======== Dataset excerpt ========

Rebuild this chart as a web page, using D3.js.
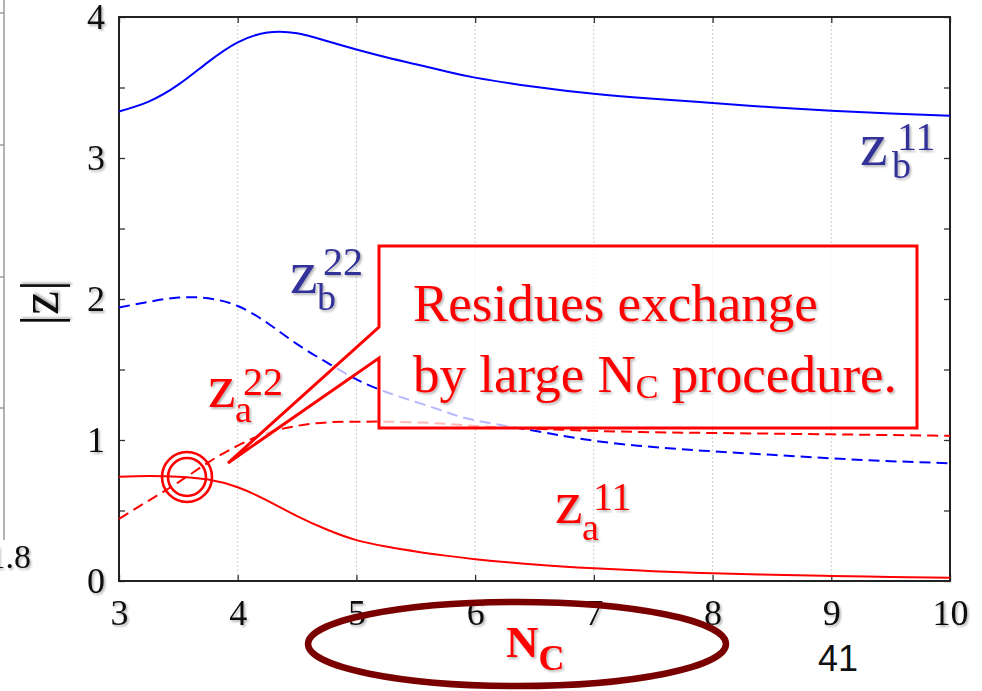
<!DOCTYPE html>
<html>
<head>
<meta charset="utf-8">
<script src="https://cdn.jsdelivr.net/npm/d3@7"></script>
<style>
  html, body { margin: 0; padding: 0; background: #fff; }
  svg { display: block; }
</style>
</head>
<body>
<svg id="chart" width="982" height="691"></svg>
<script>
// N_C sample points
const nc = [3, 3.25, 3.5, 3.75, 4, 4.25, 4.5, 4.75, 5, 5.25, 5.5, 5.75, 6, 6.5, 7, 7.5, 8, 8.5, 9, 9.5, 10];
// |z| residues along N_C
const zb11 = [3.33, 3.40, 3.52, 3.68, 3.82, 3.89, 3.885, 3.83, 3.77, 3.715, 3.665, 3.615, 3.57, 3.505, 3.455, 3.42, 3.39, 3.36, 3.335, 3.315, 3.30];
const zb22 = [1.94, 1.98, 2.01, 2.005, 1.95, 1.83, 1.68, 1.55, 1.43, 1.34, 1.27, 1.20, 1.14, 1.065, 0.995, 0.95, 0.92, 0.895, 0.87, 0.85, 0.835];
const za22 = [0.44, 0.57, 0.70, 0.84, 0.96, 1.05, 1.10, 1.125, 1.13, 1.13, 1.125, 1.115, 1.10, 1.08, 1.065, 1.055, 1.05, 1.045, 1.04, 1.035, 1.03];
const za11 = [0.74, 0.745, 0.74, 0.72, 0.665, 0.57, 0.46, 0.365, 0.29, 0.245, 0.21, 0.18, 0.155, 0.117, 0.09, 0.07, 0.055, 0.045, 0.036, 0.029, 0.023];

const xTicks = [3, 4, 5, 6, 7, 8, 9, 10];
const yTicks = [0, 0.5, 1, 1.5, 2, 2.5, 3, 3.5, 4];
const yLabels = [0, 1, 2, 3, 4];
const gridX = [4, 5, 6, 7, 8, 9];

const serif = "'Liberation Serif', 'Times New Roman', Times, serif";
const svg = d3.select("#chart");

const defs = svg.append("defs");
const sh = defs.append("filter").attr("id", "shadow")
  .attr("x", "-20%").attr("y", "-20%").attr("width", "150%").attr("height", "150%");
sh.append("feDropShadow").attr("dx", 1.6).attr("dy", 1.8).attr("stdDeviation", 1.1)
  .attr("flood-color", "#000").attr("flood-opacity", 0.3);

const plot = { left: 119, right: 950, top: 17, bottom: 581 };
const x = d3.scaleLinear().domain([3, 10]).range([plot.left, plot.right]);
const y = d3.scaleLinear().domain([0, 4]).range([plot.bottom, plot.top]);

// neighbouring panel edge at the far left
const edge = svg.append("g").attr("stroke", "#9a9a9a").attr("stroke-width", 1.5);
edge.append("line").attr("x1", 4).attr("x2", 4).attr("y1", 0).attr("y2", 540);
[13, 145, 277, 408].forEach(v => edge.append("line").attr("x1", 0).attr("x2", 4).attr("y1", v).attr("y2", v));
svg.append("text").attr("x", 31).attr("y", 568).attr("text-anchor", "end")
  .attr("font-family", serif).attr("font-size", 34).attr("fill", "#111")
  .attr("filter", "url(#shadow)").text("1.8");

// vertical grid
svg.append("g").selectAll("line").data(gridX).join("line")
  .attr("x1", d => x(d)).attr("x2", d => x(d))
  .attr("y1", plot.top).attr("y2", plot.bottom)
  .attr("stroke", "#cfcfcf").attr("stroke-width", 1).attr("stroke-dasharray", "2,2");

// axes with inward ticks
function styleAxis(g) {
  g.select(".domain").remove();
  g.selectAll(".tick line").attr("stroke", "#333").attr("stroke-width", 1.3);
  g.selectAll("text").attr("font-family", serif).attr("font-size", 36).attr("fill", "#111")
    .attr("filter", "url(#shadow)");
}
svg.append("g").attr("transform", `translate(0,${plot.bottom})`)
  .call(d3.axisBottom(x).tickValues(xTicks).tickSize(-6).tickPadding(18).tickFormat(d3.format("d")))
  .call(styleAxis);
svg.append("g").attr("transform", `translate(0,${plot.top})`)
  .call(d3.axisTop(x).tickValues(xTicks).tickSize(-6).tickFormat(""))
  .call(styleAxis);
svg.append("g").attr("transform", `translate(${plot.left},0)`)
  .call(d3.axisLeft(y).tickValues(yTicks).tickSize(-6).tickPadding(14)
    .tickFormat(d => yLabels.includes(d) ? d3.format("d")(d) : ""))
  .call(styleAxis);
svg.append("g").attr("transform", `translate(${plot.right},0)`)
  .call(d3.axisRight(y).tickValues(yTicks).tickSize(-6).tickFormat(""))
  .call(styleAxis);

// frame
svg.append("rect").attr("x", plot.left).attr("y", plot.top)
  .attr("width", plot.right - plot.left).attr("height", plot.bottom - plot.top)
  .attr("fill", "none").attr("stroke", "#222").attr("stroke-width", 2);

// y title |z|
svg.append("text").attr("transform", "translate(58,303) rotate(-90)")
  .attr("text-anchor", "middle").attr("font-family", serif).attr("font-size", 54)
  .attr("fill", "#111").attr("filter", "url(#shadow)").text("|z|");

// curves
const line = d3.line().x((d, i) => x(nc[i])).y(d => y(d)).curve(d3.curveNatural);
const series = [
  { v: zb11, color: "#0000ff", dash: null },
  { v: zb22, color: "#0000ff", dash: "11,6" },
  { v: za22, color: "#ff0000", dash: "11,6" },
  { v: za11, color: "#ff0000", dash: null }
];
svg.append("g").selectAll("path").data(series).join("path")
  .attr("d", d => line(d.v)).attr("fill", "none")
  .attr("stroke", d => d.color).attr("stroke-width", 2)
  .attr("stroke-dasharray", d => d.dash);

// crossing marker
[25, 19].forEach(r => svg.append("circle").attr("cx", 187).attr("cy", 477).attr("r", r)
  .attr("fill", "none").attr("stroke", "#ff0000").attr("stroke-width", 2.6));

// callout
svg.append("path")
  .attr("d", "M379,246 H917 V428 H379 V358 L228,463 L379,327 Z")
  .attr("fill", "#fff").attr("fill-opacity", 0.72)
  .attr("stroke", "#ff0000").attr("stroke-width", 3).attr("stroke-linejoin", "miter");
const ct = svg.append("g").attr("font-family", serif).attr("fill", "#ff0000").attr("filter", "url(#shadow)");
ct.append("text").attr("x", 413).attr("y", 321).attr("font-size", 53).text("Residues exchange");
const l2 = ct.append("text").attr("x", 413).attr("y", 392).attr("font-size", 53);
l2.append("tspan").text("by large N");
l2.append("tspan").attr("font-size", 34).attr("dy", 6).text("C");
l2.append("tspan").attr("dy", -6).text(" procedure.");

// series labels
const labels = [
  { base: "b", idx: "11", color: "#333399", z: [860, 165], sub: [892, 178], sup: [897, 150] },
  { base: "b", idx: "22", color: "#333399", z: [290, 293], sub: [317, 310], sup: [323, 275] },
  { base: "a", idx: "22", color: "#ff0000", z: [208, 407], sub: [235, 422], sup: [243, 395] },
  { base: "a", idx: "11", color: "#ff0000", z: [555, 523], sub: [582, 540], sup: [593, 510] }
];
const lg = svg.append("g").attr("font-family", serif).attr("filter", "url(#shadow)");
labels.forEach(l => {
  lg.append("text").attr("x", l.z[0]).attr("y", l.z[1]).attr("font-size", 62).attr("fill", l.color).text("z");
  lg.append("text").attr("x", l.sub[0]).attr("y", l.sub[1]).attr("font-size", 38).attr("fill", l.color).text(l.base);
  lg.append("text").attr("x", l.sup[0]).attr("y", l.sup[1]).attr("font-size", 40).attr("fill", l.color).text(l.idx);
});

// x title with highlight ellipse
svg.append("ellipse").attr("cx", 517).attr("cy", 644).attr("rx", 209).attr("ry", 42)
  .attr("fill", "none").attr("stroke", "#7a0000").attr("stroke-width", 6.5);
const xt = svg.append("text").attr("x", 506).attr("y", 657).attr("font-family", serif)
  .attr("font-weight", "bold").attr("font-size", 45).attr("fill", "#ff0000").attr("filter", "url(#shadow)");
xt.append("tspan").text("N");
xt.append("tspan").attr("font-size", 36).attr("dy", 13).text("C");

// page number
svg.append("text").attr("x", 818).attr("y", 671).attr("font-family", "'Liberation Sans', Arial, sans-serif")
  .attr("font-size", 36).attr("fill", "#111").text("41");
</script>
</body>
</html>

========

Given instruction.
State the number of lines above that hold the string "chart", with nothing added.

Exercise answer.
3